CMake and CTest provide capabilities that facilitate improvement:
- Limit the size of test output reported to cdash
- The variable CTEST_CUSTOM_MAXIMUM_PASSED_TEST_OUTPUT_SIZE limits the size of the output to the given value. The default is 1000 characters. This variable, if present is specified in the CMake/CTestCustom.cmake.in file.
- Override the test output size limit
- If a test outputs the string CTEST_FULL_OUTPUT, ctest will override the limit.
- The ITKv4 test driver flag --full-output permits a test to override the CTEST_CUSTOM_MAXIMUM_PASSED_TEST_OUTPUT_SIZE limit.

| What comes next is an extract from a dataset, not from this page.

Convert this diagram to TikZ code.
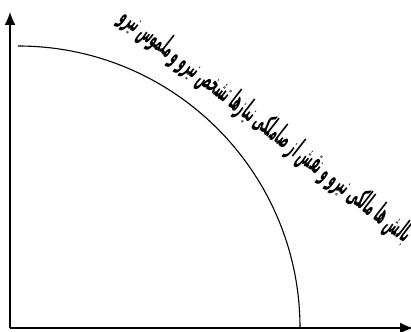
\documentclass[tikz,border=0pt]{standalone}
\usepackage{fontspec}
\newfontfamily\arabicfont[Script=Arabic]{DejaVu Sans}
\TeXXeTstate=1
\usetikzlibrary{arrows.meta,positioning,calc}

\begin{document}
\begin{tikzpicture}[x=1pt,y=-1pt]
	\useasboundingbox (0,0) rectangle (411,331);
	
	% axes
	\coordinate (o) at (10,328);
	\coordinate (ytip) at (10,12);
	\coordinate (xtip) at (413,328);
	\draw[-{Latex[length=13pt,width=11pt]},line width=1.4pt] (o)--(ytip);
	\draw[-{Latex[length=13pt,width=11pt]},line width=1.4pt] (o)--(xtip);
	
	% frontier
	\coordinate (top) at (18,46);
	\coordinate (bot) at (300,328);
	\draw[line width=1.1pt] (top) arc[start angle=-90,end angle=0,radius=282];
	
	% label along the frontier
	\node[rotate=-38,xscale=0.46,yscale=1.3,font=\arabicfont\fontsize{22}{24}\selectfont\bfseries] (label) at (266,126)
		{\beginR بالش ها مالکی نیرو و نقش از صاملکی نیازها تشخص نیرو و ملموس نیرو\endR};
\end{tikzpicture}
\end{document}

This is a convenient way to override the output limits without changing the test.
- Redirect the output of a test to a file
- The ITKv4 test driver flag --redirect-output FILENAME redirects a test's output to a file, usually in ${ITK_BINARY_DIR}/Testing/Temporary
Control
The only automated mechanism to control test output is CTEST_CUSTOM_MAXIMUM_PASSED_TEST_OUTPUT_SIZE (default 1000), specified in CMake/CTestCustom.cmake.in.
Improved documentation for adding a test alerts developers to keep their test output to a minimum.
Gerrit reviewers are encouraged to look at the output of tests and suggest to the submitter to use an appropriate mechanism to limit the test output.